Para talib yang saat ini kian berkuasa juga menolak menghadiri konferensi damai di Turki, sampai semua militer asing angkat kaki dari Afghanistan. 

"Hasil konferensi Afghanistan di Turki nanti akan ditentukan oleh bagaimana penarikan mundur pasukan AS akan berdampak pada masa depan negara ini,” kata Mohammad Shafiq Hamdam, seorang pengamat keamanan di Kabul.

Menurutnya, jika Konferensi Istanbul berhasil menyepakati sebuah pemerintahan persatuan nasional, maka dampak buruk penarikan mundur militer AS akan lebih mudah ditanggulangi.

"Tapi jika konferensi gagal, dan Taliban ngotot menolak damai, saya khawatir Afghanistan akan mengalami perang saudara besar-besaran.”

Keputusan mundur AS juga akan menempatkan pemerintahan Presiden Ashraf Ghani di bawah ampunan Taliban. Belum lama ini dinas rahasia AS merilis laporan yang menyimpulkan militer Afghanistan akan "kewalahan” melawan Taliban yang kian "percaya diri.”

Laporan itu mencatat betapa Taliban "sepenuhnya yakin akan mampu membukukan kemenangan militer.”

"Pasukan Afghanistan masih menguasai kota-kota besar dan benteng pemerintah lain, tapi mereka semakin terdesak dan kesulitan mempertahankan wilayah yang direbut, atau mendirikan pos pertahanan di wilayah yang ditinggalkan pada 2020,” demikian laporan CIA.

Analis keamanan, Hamdam, mengatakan pasukan pemerintah Afghanistan "bergantung secara finansial dan militer kepada AS, dan tanpa dukungan ini, mereka akan berada dalam posisi sulit.”

Taliban bukan satu-satunya ancaman keamanan bagi pasukan Afghan. Kelompok militan lain, seperti Islamic State (ISIS), juga mulai melebarkan sayap.

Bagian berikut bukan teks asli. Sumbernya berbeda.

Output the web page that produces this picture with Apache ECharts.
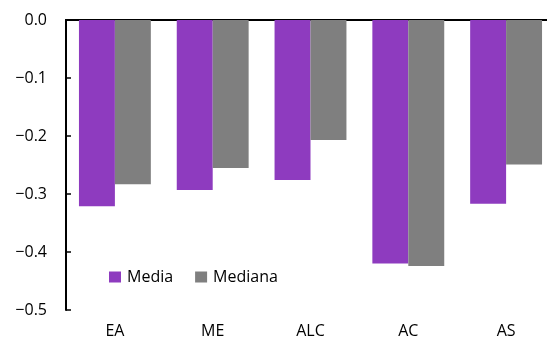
<!DOCTYPE html>
<html>
<head>
<meta charset="utf-8">
<script src="https://cdn.jsdelivr.net/npm/echarts@6/dist/echarts.min.js"></script>
<style>
  html, body { margin: 0; padding: 0; background: #fff; overflow: hidden; width: 547px; height: 345px; }
  /* the canvas is wider than the page: the plot area runs past the right edge */
  #chart { width: 560px; height: 345px; }
</style>
</head>
<body>
<div id="chart"></div>
<script>
// Regions and their mean / median values
const categories = ['EA', 'ME', 'ALC', 'AC', 'AS'];
const mediaValues = [-0.321, -0.293, -0.276, -0.420, -0.317];
const medianaValues = [-0.283, -0.255, -0.207, -0.424, -0.249];
const seriesNames = ['Media', 'Mediana'];

const FONT = '"Open Sans", "Noto Sans", sans-serif';
const fmt = v => (v < 0 ? '\u2212' : '') + Math.abs(v).toFixed(1);

const chart = echarts.init(document.getElementById('chart'), null, { renderer: 'canvas' });
chart.setOption({
  animation: false,
  grid: { left: 66, width: 489, top: 20, height: 290, containLabel: false },
  legend: {
    data: seriesNames,
    left: 104, top: 264,
    icon: 'rect', itemWidth: 12, itemHeight: 11, itemGap: 22,
    textStyle: { fontFamily: FONT, fontSize: 16, color: '#000', padding: [0, 0, 0, 1] }
  },
  xAxis: [
    {
      type: 'category', data: categories, position: 'bottom',
      axisLine: { show: true, lineStyle: { color: '#000', width: 2 } },
      axisTick: { show: false },
      axisLabel: { fontFamily: FONT, fontSize: 16, color: '#000', margin: 13 }
    },
    {
      type: 'category', data: categories, position: 'top',
      axisLine: { show: true, lineStyle: { color: '#000', width: 2 } },
      axisTick: { show: false }, axisLabel: { show: false }
    }
  ],
  yAxis: {
    type: 'value', min: -0.5, max: 0, interval: 0.1,
    axisLine: { show: true, lineStyle: { color: '#000', width: 2 } },
    axisTick: { show: true, inside: true, length: 5, lineStyle: { color: '#000', width: 1.5 } },
    splitLine: { show: false },
    axisLabel: { fontFamily: FONT, fontSize: 16, color: '#000', margin: 19, formatter: fmt }
  },
  series: [
    {
      name: seriesNames[0], type: 'bar', data: mediaValues,
      barGap: '0%', barCategoryGap: '26.5%',
      itemStyle: { color: '#8E3BBF' }
    },
    {
      name: seriesNames[1], type: 'bar', data: medianaValues,
      barGap: '0%', barCategoryGap: '26.5%',
      itemStyle: { color: '#7F7F7F' }
    }
  ]
});
</script>
</body>
</html>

"Taliban saat ini jauh lebih kuat ketimbang sebelumnya,” kata Raihana Azad, anggota parlemen Afghanistan. 

"ISIS dan kelompok teroris lain juga sudah memperluas pengaruhnya di Afghanistan. Sebab itu konsekuensi dari penarikan mundur dari Afghanistan yang tergesa-gesa dan tidak bertanggungjawab, bisa sangat berbahaya tidak hanya bagi Afghanistan, tapi juga buat kawasan dan dunia,” imbuhnya kepada DW.


Ancam Hak Perempuan

Kelompok militan Taliban di Afghanistan. (AFP)

Saat ini kekhawatiran terbesar menyangkut pencapaian selama dua dekade, terutama dalam hak perempuan, yang terancam hilang ketika Taliban melancarkan gelombang baru pertumpahan darah.

Tidak jelas bagaimana Taliban ingin menjamin perlindungan HAM dan kebebasan berpendapat di Afghanistan

"AS membuat terlampau banyak konsesi kepada Taliban. Warga Afghanistan akan harus membayar ongkosnya. Mereka merasa ditinggalkan oleh komunitas internasional,” tutur Azad, anggota dewan.

Meski begitu, sebagian pakar meyakini penarikan mundur militer AS turut menempatkan Taliban dalam posisi sulit.

"Dengan mengumumkan penarikan mundur tanpa syarat, AS menerima tuntutan utama Taliban. Sekarang dunia internasional menunggu Taliban bergabung dalam proses politik. Tidak ada lagi alasan mengobarkan perang,” kata Asadullah Nadim, pakar militer di Kabul kepada DW.